Will Red Bull’s former mastery of matching suspension and aero traits come to reacquire its former importance? In which case, might its dominance return, especially from Spain onwards? Or will the others have caught up with that sophistication? Was Newey the vital link of understanding between those mechanical and aero traits? If that all turns out badly, what impact will it have upon Verstappen’s future plans? With Newey, inset, and Honda working together at Aston from ’26, might he not want to join that party? But if he flies to a fifth consecutive Red Bull title, does he stay put? Or move on regardless? Meantime, as a side issue, will his new team-mate Liam Lawson – feisty in battle and super confident – fare any better alongside Verstappen or be crushed by the comparison as surely as Sergio Pérez, Alex Albon and Pierre Gasly before him?

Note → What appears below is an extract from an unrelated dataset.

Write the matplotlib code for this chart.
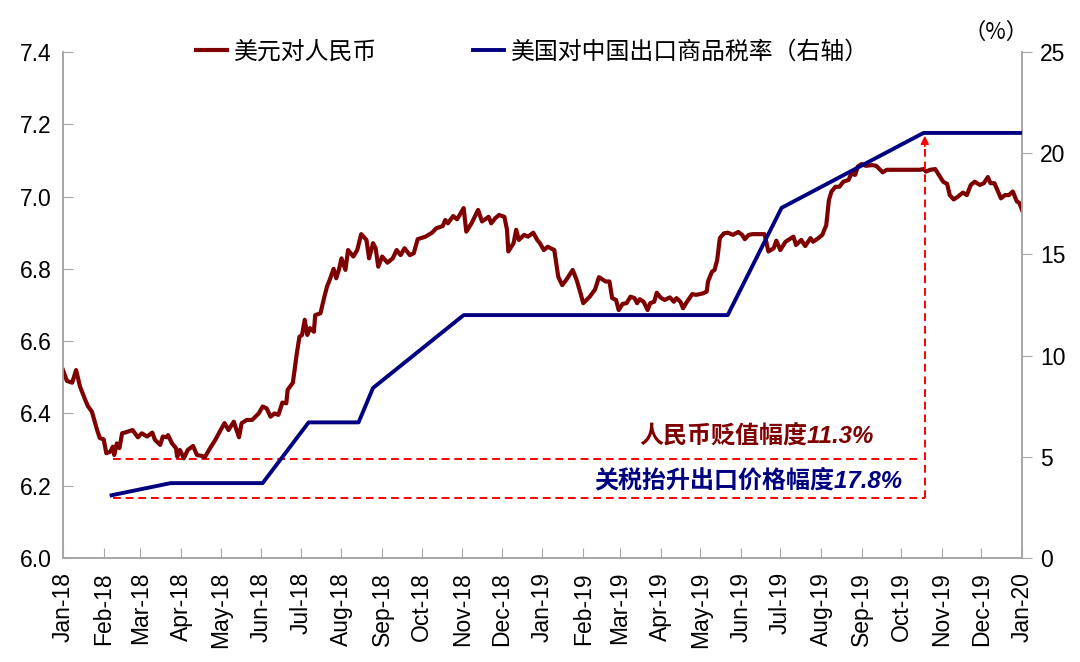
import matplotlib
matplotlib.use("Agg")
import matplotlib.pyplot as plt
import matplotlib.dates as mdates
import pandas as pd

plt.rcParams['font.family'] = ['Liberation Sans', 'Noto Sans CJK SC']

# USD/CNY (days since 2018-01-01)
fx_days = [0, 3, 7, 10, 13, 17, 19, 22, 26, 28, 31, 33, 36, 38, 39, 41, 43, 45, 48, 53,
           57, 60, 64, 68, 70, 74, 76, 79, 80, 83, 86, 87, 89, 92, 95, 99, 102, 106, 108, 112,
           116, 120, 123, 126, 130, 134, 136, 140, 144, 149, 152, 155, 158, 161, 164, 167, 170, 171, 175, 178,
           180, 182, 184, 186, 188, 191, 192, 196, 199, 201, 203, 206,
           208, 210, 212, 215, 217, 221, 224, 227, 231, 233, 236, 238, 240, 243, 247, 251, 254, 257, 260, 264,
           267, 270, 276, 281, 284, 289, 291, 293, 297, 300, 305, 307, 311, 316, 319, 324, 326, 329, 332, 336,
           338, 339, 343, 345, 347, 351, 354, 358, 361,
           363, 366, 369, 374, 377, 380, 383, 388, 391, 394, 396, 401, 405, 408, 413, 416, 418, 421, 423, 426,
           429, 432, 435, 437, 439, 442, 445, 447, 450, 452, 455, 458, 462, 465, 467, 470, 472, 475, 479, 482,
           487, 490, 491, 494, 496, 498, 500, 503, 506, 510, 514, 517, 519, 522, 525, 531, 534, 537, 541, 543,
           546, 550, 553, 556, 558,
           562, 565, 569, 571, 575, 578, 581, 583, 585, 588, 591, 594, 598, 600, 603, 605, 608, 611, 616, 619,
           622, 624, 627, 632, 637, 642, 647, 652, 655, 657, 660, 664, 666, 670, 673, 675, 678, 681, 685, 688,
           691, 694, 698, 701, 704, 706, 709, 714, 717, 720, 723, 726, 728, 730]
fx_rate = [6.52, 6.49, 6.485, 6.52, 6.474, 6.437, 6.42, 6.405, 6.354, 6.332, 6.328, 6.29, 6.294, 6.308, 6.285, 6.317, 6.304, 6.345, 6.348, 6.354,
           6.334, 6.345, 6.336, 6.347, 6.327, 6.313, 6.336, 6.334, 6.34, 6.317, 6.304, 6.28, 6.299, 6.276, 6.299, 6.31, 6.285, 6.282, 6.279, 6.304,
           6.327, 6.354, 6.373, 6.354, 6.377, 6.334, 6.373, 6.382, 6.382, 6.40, 6.419, 6.414, 6.391, 6.40, 6.396, 6.43, 6.428, 6.465, 6.485, 6.566,
           6.612, 6.617, 6.659, 6.617, 6.636, 6.626, 6.672, 6.677, 6.723, 6.751, 6.769, 6.80,
           6.774, 6.797, 6.829, 6.797, 6.852, 6.834, 6.852, 6.896, 6.88, 6.829, 6.871, 6.857, 6.806, 6.834, 6.817, 6.829, 6.852, 6.838, 6.857, 6.838,
           6.843, 6.882, 6.889, 6.90, 6.912, 6.918, 6.935, 6.926, 6.946, 6.937, 6.968, 6.903, 6.926, 6.963, 6.931, 6.944, 6.926, 6.94, 6.949, 6.944,
           6.908, 6.848, 6.871, 6.908, 6.88, 6.894, 6.889, 6.90, 6.88,
           6.871, 6.852, 6.861, 6.852, 6.778, 6.755, 6.769, 6.797, 6.769, 6.732, 6.705, 6.723, 6.743, 6.777, 6.765, 6.765, 6.719, 6.714, 6.686, 6.703,
           6.705, 6.723, 6.719, 6.705, 6.716, 6.709, 6.686, 6.705, 6.709, 6.734, 6.72, 6.714, 6.721, 6.709, 6.719, 6.709, 6.691, 6.709, 6.73, 6.728,
           6.732, 6.737, 6.765, 6.792, 6.797, 6.825, 6.885, 6.898, 6.90, 6.894, 6.902, 6.894, 6.882, 6.894, 6.896, 6.896, 6.896, 6.848, 6.857, 6.878,
           6.852, 6.875, 6.882, 6.889, 6.866,
           6.88, 6.863, 6.885, 6.875, 6.885, 6.894, 6.921, 6.99, 7.014, 7.027, 7.027, 7.041, 7.046, 7.063, 7.06, 7.083, 7.09, 7.085, 7.087, 7.085,
           7.074, 7.067, 7.074, 7.074, 7.074, 7.074, 7.074, 7.074, 7.076, 7.069, 7.074, 7.076, 7.064, 7.041, 7.035, 7.004, 6.992, 6.999, 7.011, 7.004,
           7.032, 7.041, 7.032, 7.037, 7.054, 7.037, 7.037, 6.995, 7.004, 7.004, 7.014, 6.987, 6.982, 6.963]

# US tariff rate on Chinese imports (%)
tariff_days = [37, 82, 152, 187, 225, 236, 305, 506, 547, 655, 730]
tariff_rate = [3.1, 3.7, 3.7, 6.7, 6.7, 8.4, 12.0, 12.0, 17.3, 21.0, 21.0]

# annotation guides
fx_low = 6.275
tariff_low = 2.97
guide_start = 38
guide_end = 656

start = pd.Timestamp('2018-01-01')
fx_dates = start + pd.to_timedelta(fx_days, unit='D')
tariff_dates = start + pd.to_timedelta(tariff_days, unit='D')
g0 = start + pd.Timedelta(days=guide_start)
g1 = start + pd.Timedelta(days=guide_end)

red = '#7F0000'
navy = '#000080'
grey = '#A6A6A6'

fig = plt.figure(figsize=(10.8, 6.62), dpi=100)
ax = fig.add_axes([0.0583, 0.1571, 0.888, 0.7644])
ax2 = ax.twinx()

l1, = ax.plot(fx_dates, fx_rate, color=red, lw=3.0, label='美元对人民币', zorder=3)
ax.plot([g0, g1 - pd.Timedelta(days=3)], [fx_low, fx_low], color='red', lw=1.4, ls=(0, (4, 2.5)))

ax2.plot([g0, g1], [tariff_low, tariff_low], color='red', lw=1.4, ls=(0, (4, 2.5)), zorder=1)
ax2.plot([g1, g1], [tariff_low, 20.3], color='red', lw=1.4, ls=(0, (4, 2.5)), zorder=1)
ax2.annotate('', xy=(g1, 21.0), xytext=(g1, 20.2),
             arrowprops=dict(arrowstyle='-|>', color='red', lw=1.2, mutation_scale=12))
l2, = ax2.plot(tariff_dates, tariff_rate, color=navy, lw=2.8, label='美国对中国出口商品税率（右轴）', zorder=3)

ax.set_xlim(start, pd.Timestamp('2020-01-01'))
ax.set_ylim(6.0, 7.4)
ax.set_yticks([6.0, 6.2, 6.4, 6.6, 6.8, 7.0, 7.2, 7.4])
ax.yaxis.set_major_formatter(matplotlib.ticker.FormatStrFormatter('%.1f'))
ax2.set_ylim(0, 25)
ax2.set_yticks([0, 5, 10, 15, 20, 25])

ax.xaxis.set_major_locator(mdates.MonthLocator())
ax.xaxis.set_major_formatter(mdates.DateFormatter('%b-%y'))
ax.tick_params(axis='x', direction='in', length=7, color=grey, labelsize=16.5, rotation=90, pad=10)
ax.tick_params(axis='y', direction='in', length=7, color=grey, labelsize=16.5, pad=8)
ax2.tick_params(axis='y', direction='out', length=7, color=grey, labelsize=16.5, pad=6)

for a in (ax, ax2):
    a.spines['top'].set_visible(False)
    for s in ('left', 'right', 'bottom'):
        a.spines[s].set_color(grey)
        a.spines[s].set_linewidth(1.2)

ax.text(start + pd.Timedelta(days=617), 6.338, '人民币贬值幅度11.3%', color=red, fontsize=17.3,
        fontweight='bold', style='italic', ha='right', va='center')
ax.text(start + pd.Timedelta(days=639), 6.213, '关税抬升出口价格幅度17.8%', color=navy, fontsize=17.3,
        fontweight='bold', style='italic', ha='right', va='center')

fig.text(0.922, 0.951, '（%）', fontsize=16, ha='center', va='center',
         family=['Noto Sans CJK SC', 'Liberation Sans'])

ax.legend(handles=[l1, l2], loc='center', bbox_to_anchor=(0.49, 1.0), ncol=2, frameon=False,
          fontsize=17.2, handlelength=1.3, handletextpad=0.3, columnspacing=4.0)

fig.savefig('out.png', dpi=100)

Adrian Newey walks past Aston martin F1

There are many supplementary questions. Can Newey’s influence make a quick car out of a design made before he joined Aston Martin? What could Fernando Alonso do with it? What about Williams and Carlos Sainz and how does Albon fare there? Flavio Briatore’s Alpine was showing great progress under the technical leadership of David Sanchez at the end of last year. How far can that recovery go? Does Ollie Bearman retain his superstar-in-waiting status at Haas? Rookie Gabriel Bortoleto is touted as a future champion. What will the Sauber allow him to show? Isack Hadjar lapped faster than his ’25 Racing Bulls team-mate Yuki Tsunoda in the Bahrain test at the end of ’24. How does that play out?

Then consider this: the most important question of all might turn out to be none of the above.